§ **Exercise prompt**:
All of the data should be output character for character, except the pictures.

§ **Dataset excerpt**:
_ _ _ _ _ _ _

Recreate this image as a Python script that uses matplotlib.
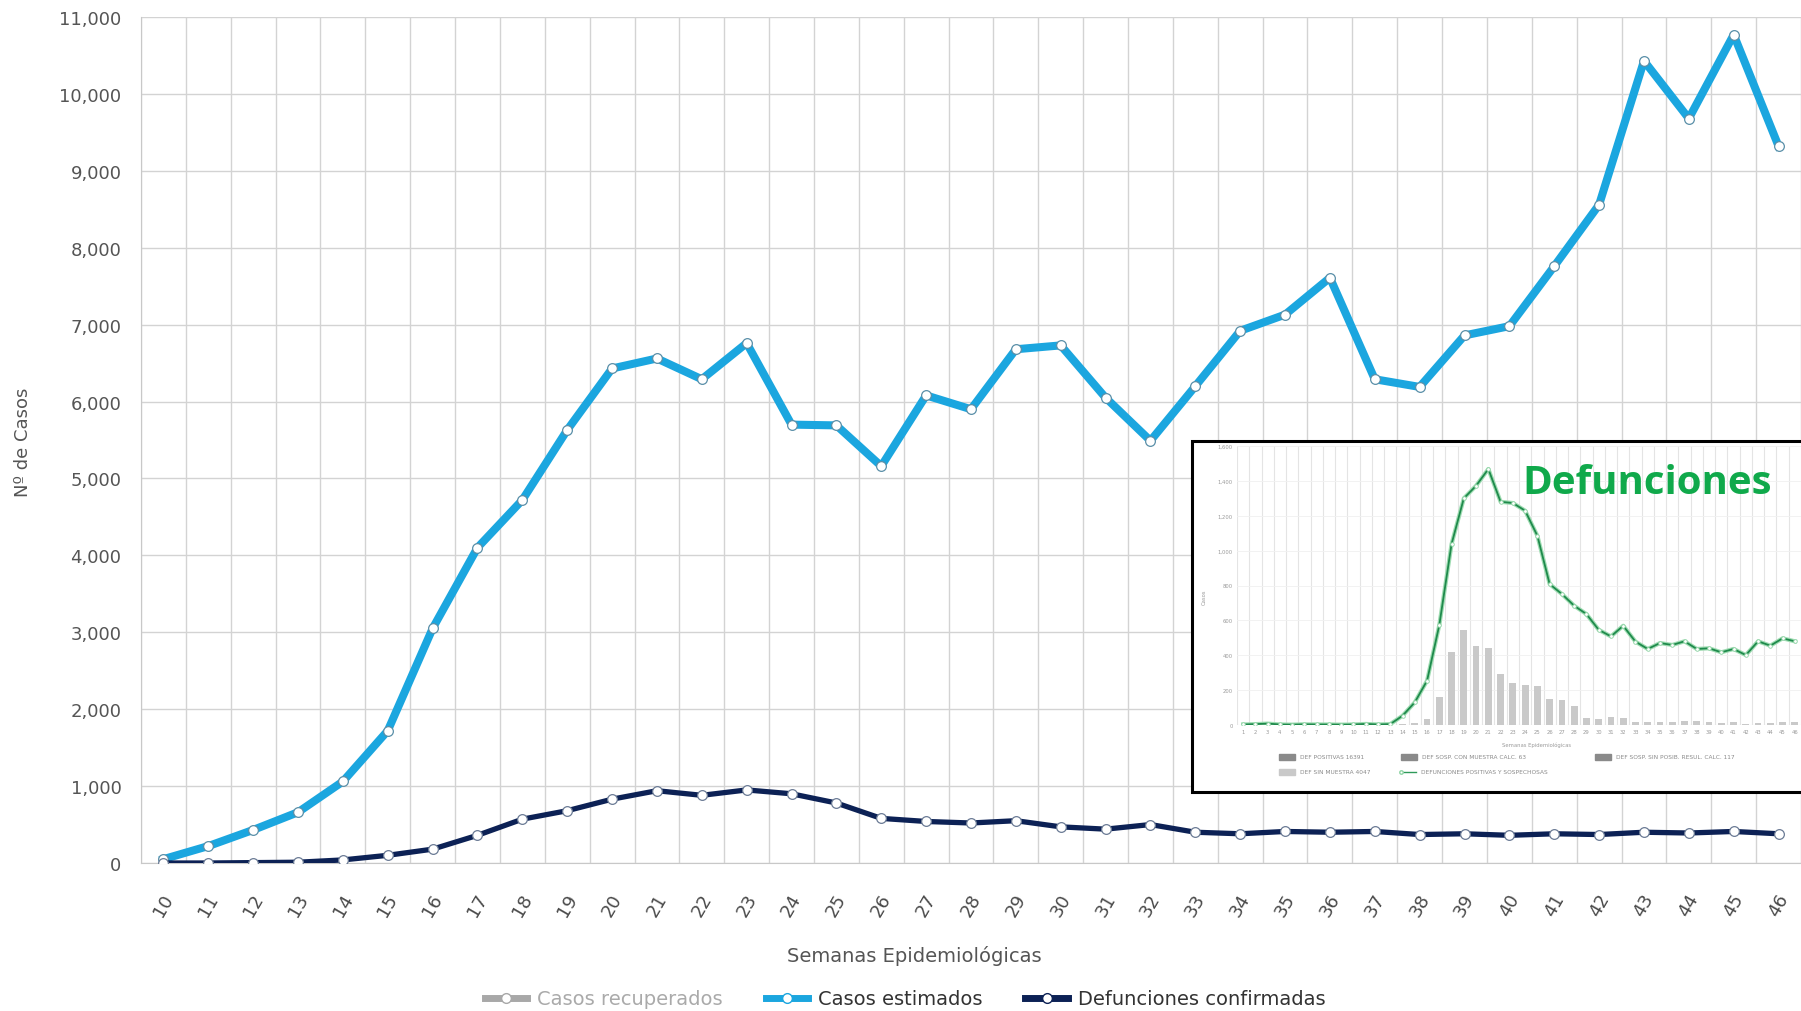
import matplotlib
matplotlib.use("Agg")
import matplotlib.pyplot as plt
from matplotlib.lines import Line2D
from matplotlib.patches import Rectangle
from matplotlib.ticker import FuncFormatter

# main chart data (semanas epidemiologicas 10..46)
semanas = list(range(10, 47))
casos_estimados = [50, 220, 430, 660, 1060, 1720, 3050, 4100, 4720, 5630,
                   6430, 6560, 6290, 6760, 5700, 5690, 5160, 6080, 5900, 6680,
                   6730, 6050, 5490, 6200, 6920, 7130, 7610, 6290, 6190, 6860,
                   6980, 7760, 8560, 10430, 9680, 10770, 9320]
defunciones = [0, 0, 5, 10, 40, 100, 180, 360, 570, 680,
               830, 940, 880, 950, 900, 780, 580, 540, 520, 550,
               470, 440, 500, 400, 380, 410, 400, 410, 370, 380,
               360, 380, 370, 400, 390, 410, 380]
legend_labels = ["Casos recuperados", "Casos estimados", "Defunciones confirmadas"]

# inset chart data (semanas 1..46)
inset_semanas = list(range(1, 47))
inset_linea = [3, 5, 8, 3, 2, 4, 3, 3, 2, 3, 6, 3, 5, 53, 130, 254, 573, 1038, 1300, 1372,
               1468, 1280, 1273, 1229, 1085, 808, 751, 684, 636, 546, 508, 569, 478, 436, 470,
               459, 480, 436, 440, 417, 436, 401, 480, 455, 497, 480]
inset_barras = [0, 0, 0, 0, 0, 0, 0, 0, 0, 0, 0, 0, 0, 3, 10, 34, 159, 417, 546, 455,
                443, 292, 241, 229, 222, 149, 143, 111, 38, 34, 44, 38, 19, 17, 17,
                17, 25, 25, 17, 13, 19, 8, 13, 13, 17, 17]
inset_leyenda = ["DEF POSITIVAS 16391", "DEF SOSP. CON MUESTRA CALC. 63",
                 "DEF SOSP. SIN POSIB. RESUL. CALC. 117",
                 "DEF SIN MUESTRA 4047", "DEFUNCIONES POSITIVAS Y SOSPECHOSAS"]

W, H = 1801, 1012
CYAN = "#1ba6df"
NAVY = "#0c2155"
GRID = "#d3d3d3"

fig = plt.figure(figsize=(W / 100, H / 100), dpi=100)


def fx(px):
    return px / W


def fy(py):
    return 1 - py / H


# ---- main axes ----
ax = fig.add_axes([fx(141), fy(864), fx(W - 141), (864 - 18) / H])
ax.plot(semanas, casos_estimados, color=CYAN, lw=5.8, marker="o", ms=7,
        mfc="white", mec="#5a8fa8", mew=0.9, zorder=3)
ax.plot(semanas, defunciones, color=NAVY, lw=3.8, marker="o", ms=7,
        mfc="white", mec="#6b7b95", mew=0.9, zorder=4)

ax.set_xlim(9.5, 9.5 + (W - 141) / 45.36)
ax.set_ylim(0, 11000)
ax.set_yticks(range(0, 11001, 1000))
ax.yaxis.set_major_formatter(FuncFormatter(lambda v, p: f"{int(v):,}"))
ax.set_xticks(semanas)
ax.set_xticks([s + 0.5 for s in [9] + semanas], minor=True)
ax.grid(True, which="minor", axis="x", color=GRID, lw=1)
ax.grid(True, which="major", axis="y", color=GRID, lw=1)
ax.tick_params(axis="both", which="both", length=0)
ax.tick_params(axis="y", labelsize=13, labelcolor="#555555", pad=14)
ax.tick_params(axis="x", labelsize=13, labelcolor="#4a4a4a", pad=30)
for lab in ax.get_xticklabels():
    lab.set_rotation(60)
    lab.set_ha("center")
    lab.set_va("center")
for side in ["top", "right"]:
    ax.spines[side].set_visible(False)
for side in ["left", "bottom"]:
    ax.spines[side].set_color("#c8c8c8")

fig.text(fx(23), fy(442), "Nº de Casos", rotation=90, ha="center", va="center",
         fontsize=13, color="#555555")
fig.text(fx(914), fy(956), "Semanas Epidemiológicas", ha="center", va="center",
         fontsize=14, color="#555555")

handles = [
    Line2D([], [], color="#a8a8a8", lw=5, marker="o", ms=7, mfc="white", mec="#a8a8a8"),
    Line2D([], [], color=CYAN, lw=5, marker="o", ms=7, mfc="white", mec=CYAN),
    Line2D([], [], color=NAVY, lw=5, marker="o", ms=7, mfc="white", mec=NAVY),
]
leg = fig.legend(handles, legend_labels, loc="center", ncol=3,
                 bbox_to_anchor=(fx(905), fy(1000)), frameon=False,
                 fontsize=14, handlelength=2.2, columnspacing=2.2, handletextpad=0.5)
for txt, c in zip(leg.get_texts(), ["#aaaaaa", "#333333", "#333333"]):
    txt.set_color(c)

# ---- inset (screenshot of deaths chart) ----
fig.patches.append(Rectangle((fx(1192), fy(793)), fx(1820 - 1192), (793 - 442) / H,
                             transform=fig.transFigure, facecolor="white",
                             edgecolor="black", lw=2.2, zorder=1))

ins = fig.add_axes([fx(1237), fy(726), fx(W - 1237), (726 - 447) / H], zorder=2)
ins.set_facecolor("none")
ins.bar(inset_semanas, inset_barras, width=0.55, color="#c9c9c9", zorder=2)
ins.plot(inset_semanas, inset_linea, color="#9fdcb2", lw=3, zorder=3)
ins.plot(inset_semanas, inset_linea, color="#1f8a4c", lw=1.3, marker="o", ms=2.6,
         mfc="white", mec="#8fd4a5", mew=0.6, zorder=4)
ins.set_xlim(0.5, 0.5 + (W - 1237) / 12.5)
ins.set_ylim(0, 1600)
ins.set_yticks(range(0, 1601, 200))
ins.yaxis.set_major_formatter(FuncFormatter(lambda v, p: f"{int(v):,}"))
ins.set_xticks(inset_semanas)
ins.set_xticks([s + 0.5 for s in [0] + inset_semanas], minor=True)
ins.grid(True, which="minor", axis="x", color="#e4e4e4", lw=0.8)
ins.grid(True, which="major", axis="y", color="#f0f0f0", lw=0.6)
ins.tick_params(axis="both", which="both", length=0, labelsize=3.8, labelcolor="#9a9a9a", pad=3)
for s in ins.spines.values():
    s.set_visible(False)
ins.axhline(0, color="#dddddd", lw=0.8, zorder=1)

fig.text(fx(1204), fy(597), "Casos", rotation=90, ha="center", va="center",
         fontsize=3.8, color="#9a9a9a", zorder=5)
fig.text(fx(1537), fy(745), "Semanas Epidemiológicas", ha="center", va="center",
         fontsize=3.8, color="#9a9a9a", zorder=5)

# inset legend, two rows
items = [(1279, 758, "#8a8a8a", inset_leyenda[0]),
         (1401, 758, "#8a8a8a", inset_leyenda[1]),
         (1595, 758, "#8a8a8a", inset_leyenda[2]),
         (1279, 773, "#c9c9c9", inset_leyenda[3])]
for x0, y0, col, txt in items:
    fig.patches.append(Rectangle((fx(x0), fy(y0 + 3)), fx(16), 6 / H,
                                 transform=fig.transFigure, color=col, zorder=5))
    fig.text(fx(x0 + 21), fy(y0), txt, ha="left", va="center", fontsize=4.2,
             color="#8a8a8a", zorder=5)
fig.lines.append(Line2D([fx(1401), fx(1416)], [fy(773), fy(773)], transform=fig.transFigure,
                        color="#2e9a5a", lw=1, marker="o", ms=2.5, mfc="white",
                        mec="#8fd4a5", markevery=[0], zorder=6))
fig.text(fx(1421), fy(773), inset_leyenda[4], ha="left", va="center", fontsize=4.2,
         color="#8a8a8a", zorder=5)

fig.text(fx(1522), fy(483), "Defunciones", ha="left", va="center", fontsize=29,
         fontweight="bold", family="Open Sans", color="#10a94b", zorder=6)

fig.savefig("out.png", dpi=100)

_ _ _ _ _ _ _

§ **Task response**:
Recreate this image as a Python script that uses matplotlib.
import matplotlib
matplotlib.use("Agg")
import matplotlib.pyplot as plt
from matplotlib.lines import Line2D
from matplotlib.patches import Rectangle
from matplotlib.ticker import FuncFormatter

# main chart data (semanas epidemiologicas 10..46)
semanas = list(range(10, 47))
casos_estimados = [50, 220, 430, 660, 1060, 1720, 3050, 4100, 4720, 5630,
                   6430, 6560, 6290, 6760, 5700, 5690, 5160, 6080, 5900, 6680,
                   6730, 6050, 5490, 6200, 6920, 7130, 7610, 6290, 6190, 6860,
                   6980, 7760, 8560, 10430, 9680, 10770, 9320]
defunciones = [0, 0, 5, 10, 40, 100, 180, 360, 570, 680,
               830, 940, 880, 950, 900, 780, 580, 540, 520, 550,
               470, 440, 500, 400, 380, 410, 400, 410, 370, 380,
               360, 380, 370, 400, 390, 410, 380]
legend_labels = ["Casos recuperados", "Casos estimados", "Defunciones confirmadas"]

# inset chart data (semanas 1..46)
inset_semanas = list(range(1, 47))
inset_linea = [3, 5, 8, 3, 2, 4, 3, 3, 2, 3, 6, 3, 5, 53, 130, 254, 573, 1038, 1300, 1372,
               1468, 1280, 1273, 1229, 1085, 808, 751, 684, 636, 546, 508, 569, 478, 436, 470,
               459, 480, 436, 440, 417, 436, 401, 480, 455, 497, 480]
inset_barras = [0, 0, 0, 0, 0, 0, 0, 0, 0, 0, 0, 0, 0, 3, 10, 34, 159, 417, 546, 455,
                443, 292, 241, 229, 222, 149, 143, 111, 38, 34, 44, 38, 19, 17, 17,
                17, 25, 25, 17, 13, 19, 8, 13, 13, 17, 17]
inset_leyenda = ["DEF POSITIVAS 16391", "DEF SOSP. CON MUESTRA CALC. 63",
                 "DEF SOSP. SIN POSIB. RESUL. CALC. 117",
                 "DEF SIN MUESTRA 4047", "DEFUNCIONES POSITIVAS Y SOSPECHOSAS"]

W, H = 1801, 1012
CYAN = "#1ba6df"
NAVY = "#0c2155"
GRID = "#d3d3d3"

fig = plt.figure(figsize=(W / 100, H / 100), dpi=100)


def fx(px):
    return px / W


def fy(py):
    return 1 - py / H


# ---- main axes ----
ax = fig.add_axes([fx(141), fy(864), fx(W - 141), (864 - 18) / H])
ax.plot(semanas, casos_estimados, color=CYAN, lw=5.8, marker="o", ms=7,
        mfc="white", mec="#5a8fa8", mew=0.9, zorder=3)
ax.plot(semanas, defunciones, color=NAVY, lw=3.8, marker="o", ms=7,
        mfc="white", mec="#6b7b95", mew=0.9, zorder=4)

ax.set_xlim(9.5, 9.5 + (W - 141) / 45.36)
ax.set_ylim(0, 11000)
ax.set_yticks(range(0, 11001, 1000))
ax.yaxis.set_major_formatter(FuncFormatter(lambda v, p: f"{int(v):,}"))
ax.set_xticks(semanas)
ax.set_xticks([s + 0.5 for s in [9] + semanas], minor=True)
ax.grid(True, which="minor", axis="x", color=GRID, lw=1)
ax.grid(True, which="major", axis="y", color=GRID, lw=1)
ax.tick_params(axis="both", which="both", length=0)
ax.tick_params(axis="y", labelsize=13, labelcolor="#555555", pad=14)
ax.tick_params(axis="x", labelsize=13, labelcolor="#4a4a4a", pad=30)
for lab in ax.get_xticklabels():
    lab.set_rotation(60)
    lab.set_ha("center")
    lab.set_va("center")
for side in ["top", "right"]:
    ax.spines[side].set_visible(False)
for side in ["left", "bottom"]:
    ax.spines[side].set_color("#c8c8c8")

fig.text(fx(23), fy(442), "Nº de Casos", rotation=90, ha="center", va="center",
         fontsize=13, color="#555555")
fig.text(fx(914), fy(956), "Semanas Epidemiológicas", ha="center", va="center",
         fontsize=14, color="#555555")

handles = [
    Line2D([], [], color="#a8a8a8", lw=5, marker="o", ms=7, mfc="white", mec="#a8a8a8"),
    Line2D([], [], color=CYAN, lw=5, marker="o", ms=7, mfc="white", mec=CYAN),
    Line2D([], [], color=NAVY, lw=5, marker="o", ms=7, mfc="white", mec=NAVY),
]
leg = fig.legend(handles, legend_labels, loc="center", ncol=3,
                 bbox_to_anchor=(fx(905), fy(1000)), frameon=False,
                 fontsize=14, handlelength=2.2, columnspacing=2.2, handletextpad=0.5)
for txt, c in zip(leg.get_texts(), ["#aaaaaa", "#333333", "#333333"]):
    txt.set_color(c)

# ---- inset (screenshot of deaths chart) ----
fig.patches.append(Rectangle((fx(1192), fy(793)), fx(1820 - 1192), (793 - 442) / H,
                             transform=fig.transFigure, facecolor="white",
                             edgecolor="black", lw=2.2, zorder=1))

ins = fig.add_axes([fx(1237), fy(726), fx(W - 1237), (726 - 447) / H], zorder=2)
ins.set_facecolor("none")
ins.bar(inset_semanas, inset_barras, width=0.55, color="#c9c9c9", zorder=2)
ins.plot(inset_semanas, inset_linea, color="#9fdcb2", lw=3, zorder=3)
ins.plot(inset_semanas, inset_linea, color="#1f8a4c", lw=1.3, marker="o", ms=2.6,
         mfc="white", mec="#8fd4a5", mew=0.6, zorder=4)
ins.set_xlim(0.5, 0.5 + (W - 1237) / 12.5)
ins.set_ylim(0, 1600)
ins.set_yticks(range(0, 1601, 200))
ins.yaxis.set_major_formatter(FuncFormatter(lambda v, p: f"{int(v):,}"))
ins.set_xticks(inset_semanas)
ins.set_xticks([s + 0.5 for s in [0] + inset_semanas], minor=True)
ins.grid(True, which="minor", axis="x", color="#e4e4e4", lw=0.8)
ins.grid(True, which="major", axis="y", color="#f0f0f0", lw=0.6)
ins.tick_params(axis="both", which="both", length=0, labelsize=3.8, labelcolor="#9a9a9a", pad=3)
for s in ins.spines.values():
    s.set_visible(False)
ins.axhline(0, color="#dddddd", lw=0.8, zorder=1)

fig.text(fx(1204), fy(597), "Casos", rotation=90, ha="center", va="center",
         fontsize=3.8, color="#9a9a9a", zorder=5)
fig.text(fx(1537), fy(745), "Semanas Epidemiológicas", ha="center", va="center",
         fontsize=3.8, color="#9a9a9a", zorder=5)

# inset legend, two rows
items = [(1279, 758, "#8a8a8a", inset_leyenda[0]),
         (1401, 758, "#8a8a8a", inset_leyenda[1]),
         (1595, 758, "#8a8a8a", inset_leyenda[2]),
         (1279, 773, "#c9c9c9", inset_leyenda[3])]
for x0, y0, col, txt in items:
    fig.patches.append(Rectangle((fx(x0), fy(y0 + 3)), fx(16), 6 / H,
                                 transform=fig.transFigure, color=col, zorder=5))
    fig.text(fx(x0 + 21), fy(y0), txt, ha="left", va="center", fontsize=4.2,
             color="#8a8a8a", zorder=5)
fig.lines.append(Line2D([fx(1401), fx(1416)], [fy(773), fy(773)], transform=fig.transFigure,
                        color="#2e9a5a", lw=1, marker="o", ms=2.5, mfc="white",
                        mec="#8fd4a5", markevery=[0], zorder=6))
fig.text(fx(1421), fy(773), inset_leyenda[4], ha="left", va="center", fontsize=4.2,
         color="#8a8a8a", zorder=5)

fig.text(fx(1522), fy(483), "Defunciones", ha="left", va="center", fontsize=29,
         fontweight="bold", family="Open Sans", color="#10a94b", zorder=6)

fig.savefig("out.png", dpi=100)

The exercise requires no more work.